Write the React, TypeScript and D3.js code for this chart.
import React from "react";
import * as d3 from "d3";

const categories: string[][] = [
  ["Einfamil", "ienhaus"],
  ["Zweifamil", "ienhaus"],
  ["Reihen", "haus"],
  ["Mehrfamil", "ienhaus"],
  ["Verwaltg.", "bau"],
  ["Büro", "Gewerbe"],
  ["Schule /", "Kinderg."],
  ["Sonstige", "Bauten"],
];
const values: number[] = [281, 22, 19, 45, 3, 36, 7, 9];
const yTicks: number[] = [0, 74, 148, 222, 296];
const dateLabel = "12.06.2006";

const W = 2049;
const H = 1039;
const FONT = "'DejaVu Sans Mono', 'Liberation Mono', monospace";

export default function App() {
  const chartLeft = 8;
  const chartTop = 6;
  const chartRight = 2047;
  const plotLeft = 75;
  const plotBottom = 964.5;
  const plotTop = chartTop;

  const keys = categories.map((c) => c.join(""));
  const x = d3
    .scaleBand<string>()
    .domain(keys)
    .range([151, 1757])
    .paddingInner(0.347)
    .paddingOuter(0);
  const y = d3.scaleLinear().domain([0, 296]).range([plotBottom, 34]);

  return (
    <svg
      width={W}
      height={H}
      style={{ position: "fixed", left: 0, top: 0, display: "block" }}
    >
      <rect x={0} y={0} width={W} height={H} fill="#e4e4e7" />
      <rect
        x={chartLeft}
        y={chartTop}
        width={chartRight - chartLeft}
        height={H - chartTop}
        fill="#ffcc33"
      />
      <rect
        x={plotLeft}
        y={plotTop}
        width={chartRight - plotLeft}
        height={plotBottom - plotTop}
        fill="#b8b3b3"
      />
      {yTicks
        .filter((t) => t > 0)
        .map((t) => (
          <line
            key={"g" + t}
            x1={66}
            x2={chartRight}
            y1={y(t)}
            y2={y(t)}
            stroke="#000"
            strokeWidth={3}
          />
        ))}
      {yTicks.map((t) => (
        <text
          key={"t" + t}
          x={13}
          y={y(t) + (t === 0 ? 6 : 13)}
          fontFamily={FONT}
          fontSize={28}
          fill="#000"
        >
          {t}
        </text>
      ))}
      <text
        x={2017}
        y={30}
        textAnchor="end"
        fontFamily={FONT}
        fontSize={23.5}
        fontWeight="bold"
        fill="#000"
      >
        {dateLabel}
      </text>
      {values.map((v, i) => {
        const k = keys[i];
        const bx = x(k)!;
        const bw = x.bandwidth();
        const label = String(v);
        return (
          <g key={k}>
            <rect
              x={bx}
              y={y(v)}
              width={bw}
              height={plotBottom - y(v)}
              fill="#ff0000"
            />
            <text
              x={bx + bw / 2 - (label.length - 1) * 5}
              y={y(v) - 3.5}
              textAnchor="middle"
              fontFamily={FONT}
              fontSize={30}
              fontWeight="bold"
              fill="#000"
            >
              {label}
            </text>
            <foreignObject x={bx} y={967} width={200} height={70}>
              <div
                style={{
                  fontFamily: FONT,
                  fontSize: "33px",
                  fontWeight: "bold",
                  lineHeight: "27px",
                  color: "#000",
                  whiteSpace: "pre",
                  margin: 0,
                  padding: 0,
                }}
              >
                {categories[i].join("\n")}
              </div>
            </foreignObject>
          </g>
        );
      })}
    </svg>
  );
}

------

▸ Given exercise
Extract, word for word, each line of the listing above.

▸ Task answer
Write the React, TypeScript and D3.js code for this chart.
import React from "react";
import * as d3 from "d3";

const categories: string[][] = [
  ["Einfamil", "ienhaus"],
  ["Zweifamil", "ienhaus"],
  ["Reihen", "haus"],
  ["Mehrfamil", "ienhaus"],
  ["Verwaltg.", "bau"],
  ["Büro", "Gewerbe"],
  ["Schule /", "Kinderg."],
  ["Sonstige", "Bauten"],
];
const values: number[] = [281, 22, 19, 45, 3, 36, 7, 9];
const yTicks: number[] = [0, 74, 148, 222, 296];
const dateLabel = "12.06.2006";

const W = 2049;
const H = 1039;
const FONT = "'DejaVu Sans Mono', 'Liberation Mono', monospace";

export default function App() {
  const chartLeft = 8;
  const chartTop = 6;
  const chartRight = 2047;
  const plotLeft = 75;
  const plotBottom = 964.5;
  const plotTop = chartTop;

  const keys = categories.map((c) => c.join(""));
  const x = d3
    .scaleBand<string>()
    .domain(keys)
    .range([151, 1757])
    .paddingInner(0.347)
    .paddingOuter(0);
  const y = d3.scaleLinear().domain([0, 296]).range([plotBottom, 34]);

  return (
    <svg
      width={W}
      height={H}
      style={{ position: "fixed", left: 0, top: 0, display: "block" }}
    >
      <rect x={0} y={0} width={W} height={H} fill="#e4e4e7" />
      <rect
        x={chartLeft}
        y={chartTop}
        width={chartRight - chartLeft}
        height={H - chartTop}
        fill="#ffcc33"
      />
      <rect
        x={plotLeft}
        y={plotTop}
        width={chartRight - plotLeft}
        height={plotBottom - plotTop}
        fill="#b8b3b3"
      />
      {yTicks
        .filter((t) => t > 0)
        .map((t) => (
          <line
            key={"g" + t}
            x1={66}
            x2={chartRight}
            y1={y(t)}
            y2={y(t)}
            stroke="#000"
            strokeWidth={3}
          />
        ))}
      {yTicks.map((t) => (
        <text
          key={"t" + t}
          x={13}
          y={y(t) + (t === 0 ? 6 : 13)}
          fontFamily={FONT}
          fontSize={28}
          fill="#000"
        >
          {t}
        </text>
      ))}
      <text
        x={2017}
        y={30}
        textAnchor="end"
        fontFamily={FONT}
        fontSize={23.5}
        fontWeight="bold"
        fill="#000"
      >
        {dateLabel}
      </text>
      {values.map((v, i) => {
        const k = keys[i];
        const bx = x(k)!;
        const bw = x.bandwidth();
        const label = String(v);
        return (
          <g key={k}>
            <rect
              x={bx}
              y={y(v)}
              width={bw}
              height={plotBottom - y(v)}
              fill="#ff0000"
            />
            <text
              x={bx + bw / 2 - (label.length - 1) * 5}
              y={y(v) - 3.5}
              textAnchor="middle"
              fontFamily={FONT}
              fontSize={30}
              fontWeight="bold"
              fill="#000"
            >
              {label}
            </text>
            <foreignObject x={bx} y={967} width={200} height={70}>
              <div
                style={{
                  fontFamily: FONT,
                  fontSize: "33px",
                  fontWeight: "bold",
                  lineHeight: "27px",
                  color: "#000",
                  whiteSpace: "pre",
                  margin: 0,
                  padding: 0,
                }}
              >
                {categories[i].join("\n")}
              </div>
            </foreignObject>
          </g>
        );
      })}
    </svg>
  );
}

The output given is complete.